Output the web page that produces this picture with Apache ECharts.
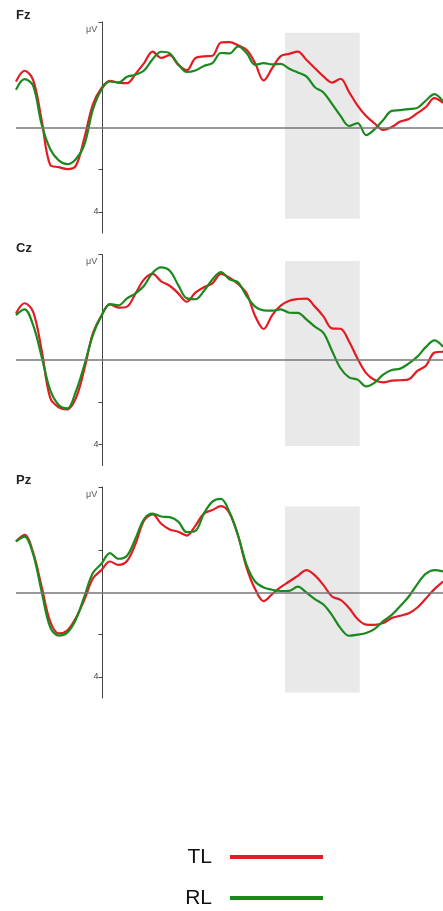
<!DOCTYPE html>
<html>
<head>
<meta charset="utf-8">
<script src="https://cdn.jsdelivr.net/npm/echarts@6/dist/echarts.min.js"></script>
<style>
  html, body { margin: 0; padding: 0; background: #fff; }
  #erp { width: 443px; height: 911px; }
</style>
</head>
<body>
<div id="erp"></div>
<script>
// time points (ms)
var times = [-200,-180,-160,-140,-120,-100,-80,-60,-40,-20,0,20,40,60,80,100,120,140,160,180,
  200,220,240,260,280,300,320,340,360,380,400,420,440,460,480,500,520,540,560,580,
  600,620,640,660,680,700,720,740,760,780,800];

var channels = ['Fz', 'Cz', 'Pz'];

// TL (red) / RL (green), µV, negative up
var fzTL = [-2.18,-2.69,-2.26,-0.36,1.77,1.88,1.97,1.82,0.50,-1.09,-1.87,-2.21,-2.13,-2.10,-2.54,-3.05,-3.60,-3.30,-3.43,-2.97,
  -2.72,-3.29,-3.37,-3.40,-4.03,-4.05,-3.90,-3.68,-3.05,-2.23,-2.81,-3.38,-3.49,-3.60,-3.21,-2.81,-2.42,-2.13,-2.31,-1.68,
  -1.04,-0.54,-0.19,0.11,-0.02,-0.28,-0.40,-0.68,-0.97,-1.39,-1.16];
var fzRL = [-1.79,-2.29,-1.98,-0.15,1.02,1.56,1.74,1.50,0.82,-0.84,-1.79,-2.18,-2.13,-2.40,-2.50,-2.70,-3.24,-3.59,-3.51,-3.00,
  -2.63,-2.70,-2.92,-3.05,-3.53,-3.51,-3.84,-3.53,-2.97,-3.05,-2.99,-3.02,-2.78,-2.61,-2.42,-1.91,-1.66,-1.12,-0.55,-0.07,
  -0.21,0.36,0.08,-0.36,-0.79,-0.82,-0.87,-0.93,-1.28,-1.58,-1.23];
var czTL = [-2.21,-2.69,-2.29,-0.47,1.79,2.24,2.34,1.82,0.44,-1.26,-2.10,-2.64,-2.48,-2.53,-3.16,-3.82,-4.08,-3.73,-3.52,-3.16,
  -2.76,-3.19,-3.45,-3.63,-4.08,-3.90,-3.60,-3.16,-2.09,-1.47,-2.13,-2.58,-2.81,-2.89,-2.91,-2.53,-2.07,-1.50,-1.48,-0.88,
  -0.06,0.62,0.95,1.06,0.98,0.96,0.91,0.52,0.27,-0.35,-0.39];
var czRL = [-2.13,-2.40,-1.66,-0.16,1.42,2.13,2.29,1.50,0.24,-1.18,-2.09,-2.65,-2.59,-2.92,-3.16,-3.52,-4.14,-4.39,-4.23,-3.55,
  -2.92,-2.88,-3.27,-3.82,-4.17,-3.82,-3.68,-3.03,-2.53,-2.35,-2.34,-2.40,-2.24,-2.23,-1.93,-1.58,-1.29,-0.44,0.39,0.82,
  0.93,1.25,1.07,0.69,0.47,0.41,0.16,-0.16,-0.62,-0.93,-0.63];
var pzTL = [-2.42,-2.73,-1.90,-0.28,1.37,1.94,1.80,1.21,0.35,-0.66,-1.06,-1.47,-1.31,-1.49,-2.31,-3.41,-3.70,-3.26,-2.99,-2.88,
  -2.70,-3.16,-3.74,-3.91,-4.09,-3.76,-2.70,-1.18,-0.16,0.41,0.08,-0.26,-0.52,-0.79,-1.06,-0.81,-0.35,0.19,0.35,0.73,
  1.26,1.52,1.53,1.45,1.21,1.10,0.98,0.71,0.28,-0.16,-0.52];
var pzRL = [-2.42,-2.65,-1.83,-0.05,1.64,2.04,1.90,1.29,0.19,-0.92,-1.36,-1.87,-1.60,-1.74,-2.56,-3.48,-3.74,-3.60,-3.57,-3.36,
  -2.86,-2.92,-3.74,-4.31,-4.44,-3.80,-2.70,-1.31,-0.52,-0.24,-0.13,-0.07,-0.08,-0.28,0.00,0.31,0.57,1.07,1.69,2.05,
  2.00,1.92,1.72,1.36,1.06,0.64,0.19,-0.40,-0.89,-1.06,-1.00];

var tlData = [fzTL, czTL, pzTL];
var rlData = [fzRL, czRL, pzRL];

// shaded window (ms) and its vertical extent per panel (µV)
var windowMs = [430, 605];
var shadeTop = [-4.49, -4.69, -4.08];
var shadeBottom = [4.33, 4.08, 4.74];

var gridTops = [22, 254.5, 487];
var tickValues = [[-5, 2, 4], [-5, 2, 4], [-5, -2, 2, 4]];

var RED = '#e31b23';
var GREEN = '#1a8a1e';
var FONT = '"Liberation Sans", Arial, sans-serif';

function pairs(vals) {
  return times.map(function (t, i) { return [t, vals[i]]; });
}

// 灰色矩形（自定义系列，坐标经过轴换算）
function renderShade(params, api) {
  var p0 = api.coord([api.value(0), api.value(1)]);
  var p1 = api.coord([api.value(2), api.value(3)]);
  return {
    type: 'rect',
    shape: { x: p0[0], y: p0[1], width: p1[0] - p0[0], height: p1[1] - p0[1] },
    style: { fill: '#e9e9e9' }
  };
}

window.onload = function () {
  var chart = echarts.init(document.getElementById('erp'));

  var grid = [], xAxis = [], yAxis = [], series = [], title = [], graphic = [];

  channels.forEach(function (ch, i) {
    grid.push({ left: 16, width: 427, top: gridTops[i], height: 211 });

    title.push({
      text: ch, left: 16, top: gridTops[i] - 13, padding: 0,
      textStyle: { fontSize: 13, fontWeight: 'bold', color: '#222', fontFamily: FONT }
    });

    graphic.push({
      type: 'text', left: 86, top: gridTops[i] + 3,
      style: { text: 'μV', fontSize: 9, fill: '#555', font: '9px ' + FONT }
    });

    xAxis.push({
      type: 'value', gridIndex: i, min: -200, max: 800,
      axisLine: { show: false },
      axisTick: { show: false },
      axisLabel: { show: false },
      splitLine: { show: false }
    });

    // y 轴放在 0 ms 处
    yAxis.push({
      type: 'value', gridIndex: i, min: -5, max: 5, inverse: true,
      position: 'left', offset: -86.5,
      axisLine: { show: true, onZero: false, lineStyle: { color: '#444', width: 1 } },
      axisTick: { show: true, length: 4, customValues: tickValues[i], lineStyle: { color: '#444' } },
      axisLabel: { show: true, customValues: [4], margin: 4, fontSize: 9, color: '#444', fontFamily: FONT },
      splitLine: { show: false }
    });

    series.push({
      type: 'custom', xAxisIndex: i, yAxisIndex: i, z: 1, silent: true,
      renderItem: renderShade,
      encode: { x: [0, 2], y: [1, 3] },
      data: [[windowMs[0], shadeTop[i], windowMs[1], shadeBottom[i]]]
    });

    // 零线
    series.push({
      type: 'line', xAxisIndex: i, yAxisIndex: i, data: [], z: 2,
      markLine: {
        silent: true, symbol: 'none', label: { show: false },
        lineStyle: { color: '#777', width: 1.5, type: 'solid' },
        data: [{ yAxis: 0 }]
      }
    });

    series.push({
      name: 'TL', type: 'line', xAxisIndex: i, yAxisIndex: i, z: 3,
      showSymbol: false, smooth: 0.35,
      lineStyle: { color: RED, width: 2.2 }, itemStyle: { color: RED },
      data: pairs(tlData[i])
    });
    series.push({
      name: 'RL', type: 'line', xAxisIndex: i, yAxisIndex: i, z: 4,
      showSymbol: false, smooth: 0.35,
      lineStyle: { color: GREEN, width: 2.2 }, itemStyle: { color: GREEN },
      data: pairs(rlData[i])
    });
  });

  chart.setOption({
    animation: false,
    title: title,
    graphic: graphic,
    grid: grid,
    xAxis: xAxis,
    yAxis: yAxis,
    legend: {
      data: ['TL', 'RL'],
      orient: 'vertical', align: 'right',
      right: 120, top: 845, padding: 0,
      icon: 'rect', itemWidth: 93, itemHeight: 4, itemGap: 17,
      textStyle: { fontSize: 21, lineHeight: 24, color: '#111', fontFamily: FONT, padding: [0, 13, 0, 0] }
    },
    series: series
  });
};
</script>
</body>
</html>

__________________________________________________

# Exercise
Transcribe the opening line of the listing above, please, and every line after it through the line with "var channels = ['Fz', 'Cz', 'Pz'];", word for word, without pictures.

# Response to this task
Output the web page that produces this picture with Apache ECharts.
<!DOCTYPE html>
<html>
<head>
<meta charset="utf-8">
<script src="https://cdn.jsdelivr.net/npm/echarts@6/dist/echarts.min.js"></script>
<style>
  html, body { margin: 0; padding: 0; background: #fff; }
  #erp { width: 443px; height: 911px; }
</style>
</head>
<body>
<div id="erp"></div>
<script>
// time points (ms)
var times = [-200,-180,-160,-140,-120,-100,-80,-60,-40,-20,0,20,40,60,80,100,120,140,160,180,
  200,220,240,260,280,300,320,340,360,380,400,420,440,460,480,500,520,540,560,580,
  600,620,640,660,680,700,720,740,760,780,800];

var channels = ['Fz', 'Cz', 'Pz'];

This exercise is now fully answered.